-- START --

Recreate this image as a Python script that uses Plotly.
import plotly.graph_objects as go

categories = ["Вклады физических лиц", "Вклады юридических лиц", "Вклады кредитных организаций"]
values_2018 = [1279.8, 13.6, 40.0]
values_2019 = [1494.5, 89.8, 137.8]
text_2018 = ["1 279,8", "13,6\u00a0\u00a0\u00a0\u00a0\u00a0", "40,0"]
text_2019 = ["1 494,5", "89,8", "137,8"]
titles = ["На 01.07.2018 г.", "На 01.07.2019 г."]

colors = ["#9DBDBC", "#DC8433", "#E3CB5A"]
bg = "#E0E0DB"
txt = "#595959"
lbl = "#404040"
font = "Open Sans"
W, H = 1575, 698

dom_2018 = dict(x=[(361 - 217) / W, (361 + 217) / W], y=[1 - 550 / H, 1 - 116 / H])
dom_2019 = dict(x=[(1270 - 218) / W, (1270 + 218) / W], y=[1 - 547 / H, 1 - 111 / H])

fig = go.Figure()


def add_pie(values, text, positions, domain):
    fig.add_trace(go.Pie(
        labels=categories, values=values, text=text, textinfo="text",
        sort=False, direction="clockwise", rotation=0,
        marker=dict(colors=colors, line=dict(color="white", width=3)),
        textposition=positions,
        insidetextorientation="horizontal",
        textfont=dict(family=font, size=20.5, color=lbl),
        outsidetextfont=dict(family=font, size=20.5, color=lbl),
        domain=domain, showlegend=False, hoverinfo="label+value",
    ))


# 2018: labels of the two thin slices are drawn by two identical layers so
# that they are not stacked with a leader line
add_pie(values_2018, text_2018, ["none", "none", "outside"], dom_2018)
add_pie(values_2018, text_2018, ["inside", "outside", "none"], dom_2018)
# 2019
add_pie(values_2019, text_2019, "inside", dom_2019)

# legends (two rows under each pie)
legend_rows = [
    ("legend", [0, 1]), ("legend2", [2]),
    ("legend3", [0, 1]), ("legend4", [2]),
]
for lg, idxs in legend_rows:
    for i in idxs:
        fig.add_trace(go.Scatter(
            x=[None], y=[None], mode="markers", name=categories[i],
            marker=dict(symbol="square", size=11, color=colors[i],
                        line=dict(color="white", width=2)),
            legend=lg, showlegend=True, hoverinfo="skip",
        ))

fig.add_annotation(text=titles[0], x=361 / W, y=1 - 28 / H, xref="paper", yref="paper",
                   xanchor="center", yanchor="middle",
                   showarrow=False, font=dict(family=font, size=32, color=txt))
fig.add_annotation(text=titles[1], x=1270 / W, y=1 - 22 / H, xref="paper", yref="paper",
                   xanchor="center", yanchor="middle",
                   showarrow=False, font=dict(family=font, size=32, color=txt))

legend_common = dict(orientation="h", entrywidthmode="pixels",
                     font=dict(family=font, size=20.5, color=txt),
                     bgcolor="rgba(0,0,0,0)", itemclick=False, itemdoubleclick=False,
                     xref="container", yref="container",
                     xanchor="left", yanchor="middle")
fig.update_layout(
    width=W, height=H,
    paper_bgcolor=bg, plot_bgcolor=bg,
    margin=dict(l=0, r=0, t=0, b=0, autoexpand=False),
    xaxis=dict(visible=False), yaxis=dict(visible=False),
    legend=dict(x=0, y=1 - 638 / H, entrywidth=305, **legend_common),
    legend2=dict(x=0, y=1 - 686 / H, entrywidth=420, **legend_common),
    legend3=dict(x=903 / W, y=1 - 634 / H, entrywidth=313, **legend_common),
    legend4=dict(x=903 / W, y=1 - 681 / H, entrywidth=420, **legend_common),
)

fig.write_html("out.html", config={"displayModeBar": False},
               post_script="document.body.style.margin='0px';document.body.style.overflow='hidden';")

-- END --

WORK INSTRUCTIONS:
Return exactly the leading lines of the listing, stopping after the line in which "W, H = 1575, 698" occurs.

SOLUTION:
Recreate this image as a Python script that uses Plotly.
import plotly.graph_objects as go

categories = ["Вклады физических лиц", "Вклады юридических лиц", "Вклады кредитных организаций"]
values_2018 = [1279.8, 13.6, 40.0]
values_2019 = [1494.5, 89.8, 137.8]
text_2018 = ["1 279,8", "13,6\u00a0\u00a0\u00a0\u00a0\u00a0", "40,0"]
text_2019 = ["1 494,5", "89,8", "137,8"]
titles = ["На 01.07.2018 г.", "На 01.07.2019 г."]

colors = ["#9DBDBC", "#DC8433", "#E3CB5A"]
bg = "#E0E0DB"
txt = "#595959"
lbl = "#404040"
font = "Open Sans"
W, H = 1575, 698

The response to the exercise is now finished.